Think-Pair-Share implemented in dentistry

School of Dentistry professor develops innovative seminar format with former student

Jessalyn King - 11 September 2020

Dr. Seema Ganatra, Clinical Professor in Oral Medicine and Pathology at the University of Alberta School of Dentistry, and Dr. Tania Doblanko, casual instructor at the School (and Ganatra's former student), have introduced a new seminar format as a component of the existing oral pathology course.

In this seminar, instructors provide actual patient cases to pairs of dental students (one in the third year and one in fourth). The students consider the case individually ("Think"), diagnose it in pairs ("Pair"), then share their findings with the rest of the class ("Share"). Ganatra and Doblanko then add a wildcard, which modifies the case with other scenarios, such as hypertension, street-drug use or telling a patient they have cancer, which affects the students' treatment strategy. Once the case has been presented, Ganatra explains how she actually managed the patient, adding a narrative storytelling component.

This format was inspired by feedback from Doblanko when she was a student in the seminar. She says, "As a student, I learned best when I was put in the position of formulating a clinical decision on my own, and then discussing my thinking process with an experienced clinician."

The presence of the "asymmetrical" pairs (from different year groups) provides a mentoring component. Ganatra says, "The third-year students are responsible only for a simple portion of the seminar presentation but can learn from their senior classmates."

Doblanko says, "This format brings more discussion about real-life clinical experiences into the seminar setting. The students benefit by thinking through treatment plans and discussing them with experts before they face these situations in private practice alone."

Dr. Arnaldo Perez Garcia, Education Research Methodologist with the Educational Research & Scholarship Unit (ERSU), helped Ganatra and Doblanko develop their seminar into a research study. He says, "The innovative thing about Seema's seminars is how many elements she was able to successfully combine to the students' benefit." The seminar combined Think-Pair-Share, narrative storytelling, mentoring, and the wildcard mechanism to have the students think on their feet.

This format challenges students' quick-thinking and knowledge application but is also a challenge for instructors. Ganatra says instructors need to be strict with time management while also redirecting students before they go off on tangents and making them feel comfortable enough to develop their own thinking. She says, "I think it's something every instructor can do, but it changes the way we look at our students and how we teach. It takes practice."

Ganatra's seminar is taught by two instructors, and she highly recommends the format to make students feel comfortable. One instructor guides the students and leads the group discussion, while the second participates and helps answer questions.

Since introducing this oral pathology seminar in 2017, Ganatra has implemented the format in her radiology course. Dr. Fabiana Almeida, who teaches a course on advanced radiographic imaging, has also requested assistance to implement it in her class. Ganatra says, "I envision this for every specialty, and not just in dentistry. Any class which uses case-based learning can incorporate this format!"
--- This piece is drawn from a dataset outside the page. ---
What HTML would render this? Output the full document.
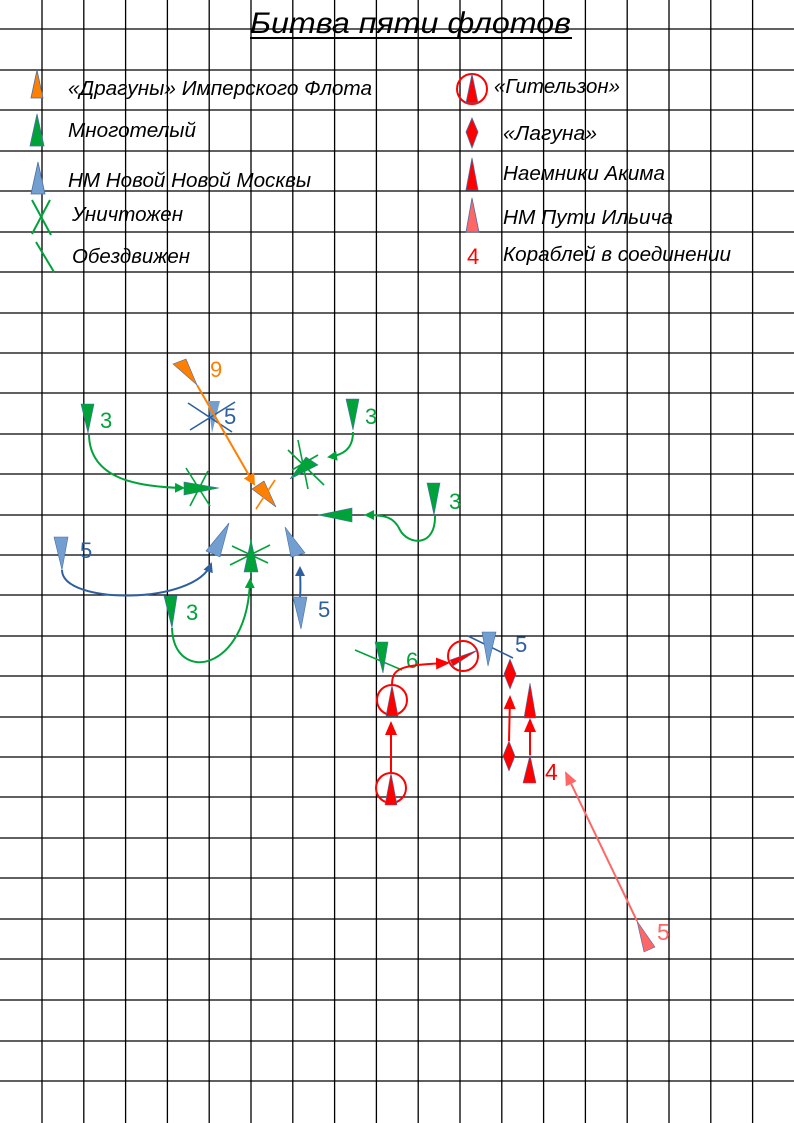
<!DOCTYPE html>
<html><head><meta charset="utf-8"><style>
html,body{margin:0;padding:0;background:#fff}
svg{display:block}
text{font-family:"Liberation Sans",sans-serif}
.it{font-style:italic;font-size:20px;fill:#000}
</style></head><body>
<svg width="794" height="1123" viewBox="0 0 794 1123" xmlns="http://www.w3.org/2000/svg">
<defs>
<marker id="mg" markerWidth="10" markerHeight="10" refX="8" refY="5" orient="auto" markerUnits="userSpaceOnUse"><path d="M0,0 L10,5 L0,10z" fill="#00a33a"/></marker>
<marker id="mb" markerWidth="10" markerHeight="10" refX="8" refY="5" orient="auto" markerUnits="userSpaceOnUse"><path d="M0,0 L10,5 L0,10z" fill="#2e5f9e"/></marker>
<marker id="mo" markerWidth="12" markerHeight="12" refX="10" refY="6" orient="auto" markerUnits="userSpaceOnUse"><path d="M0,0 L12,6 L0,12z" fill="#ff7f00"/></marker>
<marker id="mr" markerWidth="14" markerHeight="12" refX="12" refY="6" orient="auto" markerUnits="userSpaceOnUse"><path d="M0,0 L14,6 L0,12z" fill="#ff0000"/></marker>
<marker id="mp" markerWidth="14" markerHeight="12" refX="12" refY="6" orient="auto" markerUnits="userSpaceOnUse"><path d="M0,0 L14,6 L0,12z" fill="#ff6666"/></marker>
</defs>
<g stroke="#000" stroke-width="1.3">
<line x1="42" y1="0" x2="42" y2="1123"/><line x1="83.8" y1="0" x2="83.8" y2="1123"/><line x1="125.6" y1="0" x2="125.6" y2="1123"/><line x1="167.4" y1="0" x2="167.4" y2="1123"/><line x1="209.2" y1="0" x2="209.2" y2="1123"/><line x1="251" y1="0" x2="251" y2="1123"/><line x1="292.8" y1="0" x2="292.8" y2="1123"/><line x1="334.6" y1="0" x2="334.6" y2="1123"/><line x1="376.4" y1="0" x2="376.4" y2="1123"/><line x1="418.2" y1="0" x2="418.2" y2="1123"/><line x1="460" y1="0" x2="460" y2="1123"/><line x1="501.8" y1="0" x2="501.8" y2="1123"/><line x1="543.6" y1="0" x2="543.6" y2="1123"/><line x1="585.4" y1="0" x2="585.4" y2="1123"/><line x1="627.2" y1="0" x2="627.2" y2="1123"/><line x1="669" y1="0" x2="669" y2="1123"/><line x1="710.8" y1="0" x2="710.8" y2="1123"/><line x1="752.6" y1="0" x2="752.6" y2="1123"/>
<line x1="0" y1="29" x2="794" y2="29"/><line x1="0" y1="70" x2="794" y2="70"/><line x1="0" y1="110" x2="794" y2="110"/><line x1="0" y1="151" x2="794" y2="151"/><line x1="0" y1="191" x2="794" y2="191"/><line x1="0" y1="232" x2="794" y2="232"/><line x1="0" y1="272" x2="794" y2="272"/><line x1="0" y1="313" x2="794" y2="313"/><line x1="0" y1="353" x2="794" y2="353"/><line x1="0" y1="393" x2="794" y2="393"/><line x1="0" y1="434" x2="794" y2="434"/><line x1="0" y1="474" x2="794" y2="474"/><line x1="0" y1="515" x2="794" y2="515"/><line x1="0" y1="555" x2="794" y2="555"/><line x1="0" y1="595" x2="794" y2="595"/><line x1="0" y1="636" x2="794" y2="636"/><line x1="0" y1="676" x2="794" y2="676"/><line x1="0" y1="717" x2="794" y2="717"/><line x1="0" y1="757" x2="794" y2="757"/><line x1="0" y1="797" x2="794" y2="797"/><line x1="0" y1="838" x2="794" y2="838"/><line x1="0" y1="878" x2="794" y2="878"/><line x1="0" y1="919" x2="794" y2="919"/><line x1="0" y1="959" x2="794" y2="959"/><line x1="0" y1="1000" x2="794" y2="1000"/><line x1="0" y1="1041" x2="794" y2="1041"/><line x1="0" y1="1081" x2="794" y2="1081"/>
</g>
<text x="250" y="33" font-size="30" font-style="italic" textLength="321" lengthAdjust="spacingAndGlyphs" fill="#000">Битва пяти флотов</text>
<line x1="250" y1="38" x2="572" y2="38" stroke="#000" stroke-width="2"/>

<polygon points="37,70 43,98 31,98" fill="#ff7f00" stroke="#4a6fa8" stroke-width="0.8"/>
<text class="it" x="68" y="95" textLength="304" lengthAdjust="spacingAndGlyphs">«Драгуны» Имперского Флота</text>
<polygon points="37,114 44,146 30,146" fill="#00a33a" stroke="#4a6fa8" stroke-width="0.8"/>
<text class="it" x="68" y="137" textLength="128" lengthAdjust="spacingAndGlyphs">Многотелый</text>
<polygon points="38,162 45,194 31,194" fill="#729fcf" stroke="#4a6fa8" stroke-width="0.8"/>
<text class="it" x="68" y="187" textLength="243" lengthAdjust="spacingAndGlyphs">НМ Новой Новой Москвы</text>
<g stroke="#00a33a" stroke-width="2"><line x1="32" y1="200" x2="51" y2="235"/><line x1="50" y1="200" x2="32" y2="234"/><line x1="36" y1="242" x2="54" y2="272"/></g>
<text class="it" x="72" y="221" textLength="111" lengthAdjust="spacingAndGlyphs">Уничтожен</text>
<text class="it" x="72" y="263" textLength="118" lengthAdjust="spacingAndGlyphs">Обездвижен</text>

<circle cx="472" cy="89" r="15" fill="none" stroke="#ff0000" stroke-width="2"/>
<polygon points="472,74 478,103 466,103" fill="#ff0000" stroke="#4a6fa8" stroke-width="0.8"/>
<text class="it" x="494" y="93" textLength="126" lengthAdjust="spacingAndGlyphs">«Гительзон»</text>
<polygon points="472,118 478,132 472,148 466,132" fill="#ff0000" stroke="#4a6fa8" stroke-width="0.8"/>
<text class="it" x="503" y="140" textLength="94" lengthAdjust="spacingAndGlyphs">«Лагуна»</text>
<polygon points="472,158 478,190 466,190" fill="#ff0000" stroke="#4a6fa8" stroke-width="0.8"/>
<text class="it" x="503" y="180" textLength="162" lengthAdjust="spacingAndGlyphs">Наемники Акима</text>
<polygon points="472,198 479,232 466,232" fill="#ff6666" stroke="#4a6fa8" stroke-width="0.8"/>
<text class="it" x="503" y="224" textLength="170" lengthAdjust="spacingAndGlyphs">НМ Пути Ильича</text>
<text x="467" y="264" font-size="22" fill="#ff0000">4</text>
<text class="it" x="503" y="261" textLength="228" lengthAdjust="spacingAndGlyphs">Кораблей в соединении</text>

<polygon points="173,364 186,359 197,385" fill="#ff7f00" stroke="#4a6fa8" stroke-width="0.6"/>
<text x="210" y="377" font-size="22" fill="#ff7f00">9</text>
<polygon points="208,401 220,401 212,433" fill="#729fcf"/>
<g stroke="#2e5f9e" stroke-width="1.6"><line x1="188" y1="403" x2="232" y2="432"/><line x1="190" y1="430" x2="235" y2="402"/></g>
<text x="224" y="424" font-size="22" fill="#2e5f9e">5</text>
<line x1="197" y1="385" x2="254" y2="484" stroke="#ff7f00" stroke-width="2" marker-end="url(#mo)"/>
<polygon points="252,489 264,481 276,507" fill="#ff7f00" stroke="#4a6fa8" stroke-width="0.6"/>
<line x1="256" y1="509" x2="275" y2="480" stroke="#ff7f00" stroke-width="1.6"/>

<polygon points="81,404 94,404 88,433" fill="#00a33a" stroke="#4a6fa8" stroke-width="0.6"/>
<text x="100" y="428" font-size="22" fill="#00a33a">3</text>
<path d="M89,435 C90,480 140,487 183,488" fill="none" stroke="#00a33a" stroke-width="2" marker-end="url(#mg)"/>
<polygon points="184,482 184,495 219,488" fill="#00a33a" stroke="#4a6fa8" stroke-width="0.6"/>
<g stroke="#00a33a" stroke-width="1.6"><line x1="186" y1="468" x2="210" y2="506"/><line x1="208" y1="471" x2="190" y2="506"/><line x1="184" y1="488" x2="214" y2="488"/></g>

<polygon points="346,399 359,399 353,430" fill="#00a33a" stroke="#4a6fa8" stroke-width="0.6"/>
<text x="365" y="424" font-size="22" fill="#00a33a">3</text>
<path d="M353,432 C353,450 342,455 329,457" fill="none" stroke="#00a33a" stroke-width="2" marker-end="url(#mg)"/>
<polygon points="290,479 306,457 318,465" fill="#00a33a" stroke="#4a6fa8" stroke-width="0.6"/>
<g stroke="#00a33a" stroke-width="1.6"><line x1="298" y1="440" x2="308" y2="489"/><line x1="288" y1="450" x2="324" y2="485"/><line x1="292" y1="470" x2="318" y2="455"/></g>

<polygon points="427,483 440,483 434,515" fill="#00a33a" stroke="#4a6fa8" stroke-width="0.6"/>
<text x="449" y="509" font-size="22" fill="#00a33a">3</text>
<path d="M435,515 C436,548 408,545 400,530 C394,517 385,515 366,515" fill="none" stroke="#00a33a" stroke-width="2" marker-end="url(#mg)"/>
<polygon points="318,515 352,508 352,522" fill="#00a33a" stroke="#4a6fa8" stroke-width="0.6"/>

<polygon points="54,537 68,537 62,570" fill="#729fcf" stroke="#4a6fa8" stroke-width="0.6"/>
<text x="80" y="558" font-size="22" fill="#2e5f9e">5</text>
<path d="M62,570 C62,605 195,605 211,564" fill="none" stroke="#2e5f9e" stroke-width="2" marker-end="url(#mb)"/>
<polygon points="206,551 229,523 220,557" fill="#729fcf" stroke="#4a6fa8" stroke-width="0.6"/>

<polygon points="251,540 258,572 244,572" fill="#00a33a" stroke="#4a6fa8" stroke-width="0.6"/>
<g stroke="#00a33a" stroke-width="1.6"><line x1="230" y1="565" x2="270" y2="545"/><line x1="232" y1="546" x2="268" y2="563"/><line x1="251" y1="540" x2="251" y2="573"/></g>
<polygon points="164,596 177,596 172,628" fill="#00a33a" stroke="#4a6fa8" stroke-width="0.6"/>
<text x="186" y="620" font-size="22" fill="#00a33a">3</text>
<path d="M172,628 C174,685 248,672 250,580" fill="none" stroke="#00a33a" stroke-width="2" marker-end="url(#mg)"/>

<polygon points="285,527 305,553 291,557" fill="#729fcf" stroke="#4a6fa8" stroke-width="0.6"/>
<path d="M300,598 C301,585 300,575 300,568" fill="none" stroke="#2e5f9e" stroke-width="2" marker-end="url(#mb)"/>
<polygon points="293,597 307,597 301,629" fill="#729fcf" stroke="#4a6fa8" stroke-width="0.6"/>
<text x="318" y="617" font-size="22" fill="#2e5f9e">5</text>

<line x1="355" y1="650" x2="402" y2="670" stroke="#00a33a" stroke-width="1.6"/>
<polygon points="375,642 388,642 383,673" fill="#00a33a" stroke="#4a6fa8" stroke-width="0.6"/>
<text x="406" y="668" font-size="22" fill="#00a33a">6</text>

<circle cx="391" cy="788" r="15" fill="none" stroke="#ff0000" stroke-width="2"/>
<polygon points="391,773 397,805 385,805" fill="#ff0000" stroke="#4a6fa8" stroke-width="0.6"/>
<line x1="391" y1="773" x2="391" y2="723" stroke="#ff0000" stroke-width="2" marker-end="url(#mr)"/>
<circle cx="392" cy="700" r="15" fill="none" stroke="#ff0000" stroke-width="2"/>
<polygon points="392,685 398,716 386,716" fill="#ff0000" stroke="#4a6fa8" stroke-width="0.6"/>
<path d="M392,685 C392,668 400,665 448,663" fill="none" stroke="#ff0000" stroke-width="2" marker-end="url(#mr)"/>
<circle cx="463" cy="656" r="15" fill="none" stroke="#ff0000" stroke-width="2"/>
<polygon points="450,660 478,650 453,666" fill="#ff0000" stroke="#4a6fa8" stroke-width="0.6"/>
<line x1="468" y1="636" x2="513" y2="658" stroke="#2e5f9e" stroke-width="1.6"/>
<polygon points="482,632 496,632 488,666" fill="#729fcf" stroke="#4a6fa8" stroke-width="0.6"/>
<text x="515" y="652" font-size="22" fill="#2e5f9e">5</text>
<polygon points="510,659 516,674 510,689 504,674" fill="#ff0000" stroke="#4a6fa8" stroke-width="0.6"/>
<polygon points="509,741 515,756 509,771 503,756" fill="#ff0000" stroke="#4a6fa8" stroke-width="0.6"/>
<line x1="509" y1="741" x2="510" y2="697" stroke="#ff0000" stroke-width="2" marker-end="url(#mr)"/>
<polygon points="530,683 536,718 524,718" fill="#ff0000" stroke="#4a6fa8" stroke-width="0.6"/>
<polygon points="530,755 536,783 523,783" fill="#ff0000" stroke="#4a6fa8" stroke-width="0.6"/>
<line x1="530" y1="755" x2="530" y2="720" stroke="#ff0000" stroke-width="2" marker-end="url(#mr)"/>
<text x="545" y="780" font-size="23" fill="#ff0000">4</text>

<line x1="637" y1="921" x2="566" y2="773" stroke="#ff6666" stroke-width="2" marker-end="url(#mp)"/>
<polygon points="637,921 655,947 644,952" fill="#ff6666" stroke="#4a6fa8" stroke-width="0.6"/>
<text x="657" y="940" font-size="23" fill="#ff6666">5</text>
</svg>
</body></html>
This is Ganatra's first foray into educational research, and she plans to continue. The team was able to present it at various conferences to great interest. She says, "I've had educators from other universities — in California, Puerto Rico and elsewhere — ask for help on utilizing the format in their classrooms."

Perez Garcia says the ERSU is considering building an online workshop to help other educators develop their own courses using these strategies.

Ganatra, Doblanko and the ERSU team have just published a paper in Teaching and Learning in Medicine titled "Perceived Effectiveness and Applicability of Think-Pair-Share including Storytelling (TPS-S) to Enhance Clinical Learning", which sheds light on the effectiveness of TPS-S and the conditions under which it can be implemented.